Source excerpt
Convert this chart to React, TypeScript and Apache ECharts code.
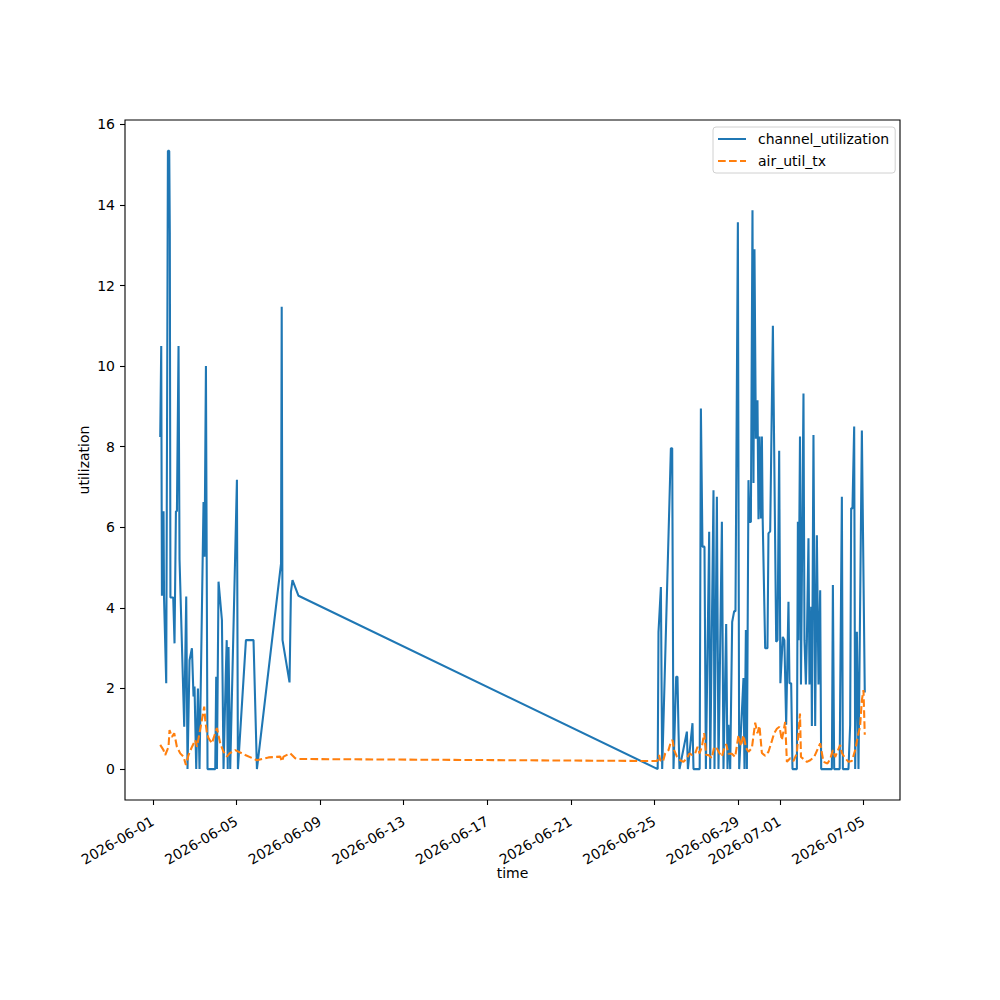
import { useRef, useEffect } from 'react';
import * as echarts from 'echarts';

// days since 2026-06-01 00:00
const chDays = [
  0.354, 0.402, 0.435, 0.512, 0.536, 0.641, 0.722, 0.785, 0.813, 0.842,
  0.976, 1.038, 1.105, 1.153, 1.230, 1.278, 1.502, 1.598, 1.660, 1.756,
  1.871, 1.947, 1.995, 2.077, 2.158, 2.234, 2.426, 2.474, 2.541, 2.569,
  2.617, 2.986, 3.033, 3.067, 3.144, 3.306, 3.383, 3.488, 3.536, 3.584,
  3.622, 3.703, 4.024, 4.072, 4.455, 4.818, 4.981, 6.134, 6.167, 6.206,
  6.541, 6.608, 6.684, 6.971,
  24.158, 24.196, 24.311, 24.373, 24.789, 24.852, 24.914, 25.043, 25.105, 25.153,
  25.201, 25.555, 25.603, 25.823, 25.871, 26.167, 26.225, 26.301, 26.397, 26.464,
  26.622, 26.670, 26.828, 26.876, 26.990, 27.067, 27.230, 27.306, 27.435, 27.498,
  27.545, 27.627, 27.722, 27.818, 27.880, 27.995, 28.057, 28.263, 28.311, 28.378,
  28.426, 28.502, 28.550, 28.617, 28.694, 28.742, 28.789, 28.856, 28.933, 28.981,
  29.029, 29.096, 29.144, 29.182, 29.301, 29.411, 29.459, 29.541, 29.670, 29.828,
  29.890, 29.971, 30.029, 30.144, 30.220, 30.306, 30.416, 30.464, 30.545, 30.608,
  30.818, 30.866, 30.895, 30.967, 31.014, 31.134, 31.182, 31.249, 31.297, 31.373,
  31.421, 31.502, 31.536, 31.612, 31.694, 31.775, 31.852, 31.933, 31.981, 32.493,
  32.541, 32.603, 32.866, 32.890, 32.971, 33.019, 33.287, 33.368, 33.416, 33.478,
  33.560, 33.608, 33.689, 33.766, 33.928, 34.067,
];
const chValues = [
  8.24, 10.5, 4.3, 6.4, 4.26, 2.13, 15.34, 15.34, 13.3, 4.26,
  4.26, 3.12, 6.4, 6.4, 10.5, 5.2, 1.05, 4.28, 0, 2.7,
  3.0, 1.8, 2.05, 0, 2.0, 0, 6.63, 5.27, 10.0, 10.0,
  0, 0, 2.29, 0, 4.65, 3.7, 0, 2.3, 3.2, 0,
  3.03, 0, 7.18, 0, 3.2, 3.2, 0, 5.1, 11.47, 3.2,
  2.15, 4.4, 4.69, 4.3,
  0, 3.4, 4.52, 0, 7.96, 7.96, 0, 2.29, 2.29, 0.97,
  0, 0.93, 0, 1.14, 0, 0, 8.95, 5.52, 5.52, 0,
  5.89, 0, 6.92, 0, 6.76, 0, 6.14, 0, 3.6, 0,
  1.1, 0, 3.65, 3.92, 3.92, 13.57, 0, 2.26, 0, 3.45,
  0, 7.17, 6.13, 6.13, 13.87, 7.1, 12.9, 8.2, 9.15, 6.2,
  8.25, 6.22, 8.25, 6.2, 3.0, 3.0, 5.85, 5.9, 11.0, 3.16,
  3.2, 7.9, 2.13, 3.28, 3.2, 1.1, 4.15, 2.13, 2.13, 0,
  0, 6.14, 3.2, 8.25, 2.1, 9.32, 3.2, 2.1, 3.2, 5.73,
  2.1, 4.03, 1.07, 8.29, 1.07, 5.8, 2.1, 4.44, 0, 0,
  4.57, 0, 0, 1.8, 6.76, 0, 0, 1.1, 6.47, 6.47,
  8.5, 0, 3.41, 0, 8.4, 1.9,
];

const airDays = [
  0.354, 0.512, 0.593, 0.751, 0.799, 0.914, 1.024, 1.153, 1.311, 1.469,
  1.584, 1.708, 1.871, 2.029, 2.110, 2.234, 2.349, 2.459, 2.507, 2.589,
  2.665, 2.828, 2.952, 3.067, 3.225, 3.383, 3.545, 3.670, 3.943, 4.421,
  4.981, 5.536, 6.096, 6.177, 6.254, 6.574, 6.813, 6.971,
  24.134, 24.230, 24.278, 24.407, 24.517, 24.675, 24.789, 24.866, 24.947, 25.077,
  25.234, 25.392, 25.555, 25.679, 25.794, 25.952, 26.062, 26.158, 26.273, 26.383,
  26.478, 26.589, 26.751, 26.861, 26.990, 27.115, 27.230, 27.340, 27.435, 27.545,
  27.708, 27.866, 28.024, 28.139, 28.263, 28.392, 28.502, 28.665, 28.823, 28.933,
  29.029, 29.144, 29.301, 29.459, 29.622, 29.732, 29.861, 29.986, 30.100, 30.258,
  30.340, 30.498, 30.656, 30.818, 30.967, 31.014, 31.134, 31.297, 31.455, 31.646,
  31.933, 32.091, 32.282, 32.411, 32.541, 32.651, 32.890, 32.971, 33.129, 33.287,
  33.450, 33.608, 33.766, 33.842, 33.928, 34.005, 34.067,
];
const airValues = [
  0.6, 0.47, 0.35, 0.55, 0.97, 0.8, 0.89, 0.55, 0.39, 0.31,
  0.1, 0.35, 0.55, 0.72, 0.55, 0.89, 1.22, 1.55, 1.22, 0.89,
  0.77, 0.64, 0.84, 1.02, 0.64, 0.43, 0.31, 0.39, 0.47, 0.35,
  0.22, 0.29, 0.31, 0.19, 0.31, 0.39, 0.27, 0.25,
  0.2, 0.35, 0.22, 0.18, 0.39, 0.47, 0.68, 0.72, 0.47, 0.31,
  0.22, 0.18, 0.27, 0.39, 0.35, 0.39, 0.55, 0.39, 0.55, 0.89,
  0.35, 0.35, 0.27, 0.55, 0.51, 0.39, 0.31, 0.51, 0.62, 0.38,
  0.38, 0.3, 0.84, 0.57, 0.84, 0.52, 0.43, 0.52, 1.15, 0.89,
  1.07, 0.4, 0.33, 0.43, 0.7, 0.89, 1.0, 1.05, 0.72, 1.17,
  0.18, 0.27, 0.2, 0.39, 1.38, 0.3, 0.25, 0.18, 0.22, 0.3,
  0.64, 0.18, 0.14, 0.25, 0.47, 0.3, 0.6, 0.4, 0.27, 0.18,
  0.2, 0.47, 0.89, 1.05, 1.71, 1.96, 0.85,
];

const tickDates = [
  '2026-06-01', '2026-06-05', '2026-06-09', '2026-06-13', '2026-06-17',
  '2026-06-21', '2026-06-25', '2026-06-29', '2026-07-01', '2026-07-05',
];
const yTicks = [0, 2, 4, 6, 8, 10, 12, 14, 16];

const DAY = 86400000;
const base = Date.UTC(2026, 5, 1);
const toTime = (d: number) => base + d * DAY;
const parseDay = (s: string) => {
  const [y, m, d] = s.split('-').map(Number);
  return Date.UTC(y, m - 1, d);
};
const pad2 = (n: number) => (n < 10 ? '0' + n : '' + n);
const fmtDay = (v: number) => {
  const d = new Date(v);
  return d.getUTCFullYear() + '-' + pad2(d.getUTCMonth() + 1) + '-' + pad2(d.getUTCDate());
};

const FONT = 'DejaVu Sans';

const App = () => {
  const chartRef = useRef<HTMLDivElement>(null);

  useEffect(() => {
    if (!chartRef.current) return;
    const chart = echarts.init(chartRef.current, null, { renderer: 'svg' });

    const allDays = chDays.concat(airDays);
    const dMin = Math.min(...allDays);
    const dMax = Math.max(...allDays);
    const dPad = (dMax - dMin) * 0.05;
    const allVals = chValues.concat(airValues);
    const vMin = Math.min(...allVals);
    const vMax = Math.max(...allVals);
    const vPad = (vMax - vMin) * 0.05;

    const tickTimes = tickDates.map(parseDay);

    chart.setOption({
      animation: false,
      textStyle: { fontFamily: FONT },
      grid: {
        left: 125, right: 100, top: 120, bottom: 200,
        show: true, borderColor: '#000', borderWidth: 1.1,
        containLabel: false, outerBoundsMode: 'none',
      },
      legend: {
        orient: 'vertical',
        left: 713, top: 127,
        padding: [5, 6, 5, 4],
        itemWidth: 28, itemHeight: 14, itemGap: 8,
        backgroundColor: '#fff',
        borderColor: '#d0d0d0', borderWidth: 1, borderRadius: 3,
        itemStyle: { opacity: 0 },
        textStyle: { fontFamily: FONT, fontSize: 14, color: '#000', padding: [0, 0, 0, 7] },
        data: ['channel_utilization', 'air_util_tx'],
      },
      xAxis: {
        type: 'value',
        min: toTime(dMin - dPad),
        max: toTime(dMax + dPad),
        name: 'time',
        nameLocation: 'middle',
        nameGap: 66,
        nameMoveOverlap: false,
        nameTextStyle: { fontFamily: FONT, fontSize: 14, color: '#000' },
        axisLine: { show: false, onZero: false },
        splitLine: { show: false },
        axisTick: {
          show: true, length: 5, customValues: tickTimes,
          lineStyle: { color: '#000', width: 1.1 },
        },
        axisLabel: {
          customValues: tickTimes,
          rotate: 30,
          margin: 20,
          fontFamily: FONT, fontSize: 14, color: '#000',
          hideOverlap: false,
          formatter: (v: number) => fmtDay(v),
        },
      },
      yAxis: {
        type: 'value',
        min: vMin - vPad,
        max: vMax + vPad,
        name: 'utilization',
        nameLocation: 'middle',
        nameGap: 34,
        nameMoveOverlap: false,
        nameTextStyle: { fontFamily: FONT, fontSize: 14, color: '#000' },
        axisLine: { show: false, onZero: false },
        splitLine: { show: false },
        axisTick: {
          show: true, length: 5, customValues: yTicks,
          lineStyle: { color: '#000', width: 1.1 },
        },
        axisLabel: {
          customValues: yTicks,
          margin: 10,
          fontFamily: FONT, fontSize: 14, color: '#000',
        },
      },
      series: [
        {
          name: 'channel_utilization',
          type: 'line',
          symbol: 'none',
          color: '#1f77b4',
          lineStyle: { width: 2.08, color: '#1f77b4' },
          data: chDays.map((d, i) => [toTime(d), chValues[i]]),
        },
        {
          name: 'air_util_tx',
          type: 'line',
          symbol: 'none',
          color: '#ff7f0e',
          lineStyle: { width: 2.08, color: '#ff7f0e', type: [7.7, 3.3] },
          data: airDays.map((d, i) => [toTime(d), airValues[i]]),
        },
      ],
    });

    return () => {
      chart.dispose();
    };
  }, []);

  return (
    <div
      ref={chartRef}
      style={{ position: 'absolute', left: 0, top: 0, width: 1000, height: 1000, background: '#fff' }}
    />
  );
};

export default App;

Written task
Write out exactly the lines between the start of the data and the line with "import * as echarts from 'echarts';", including both, but none of the pictures.

Solved exercise
Convert this chart to React, TypeScript and Apache ECharts code.
import { useRef, useEffect } from 'react';
import * as echarts from 'echarts';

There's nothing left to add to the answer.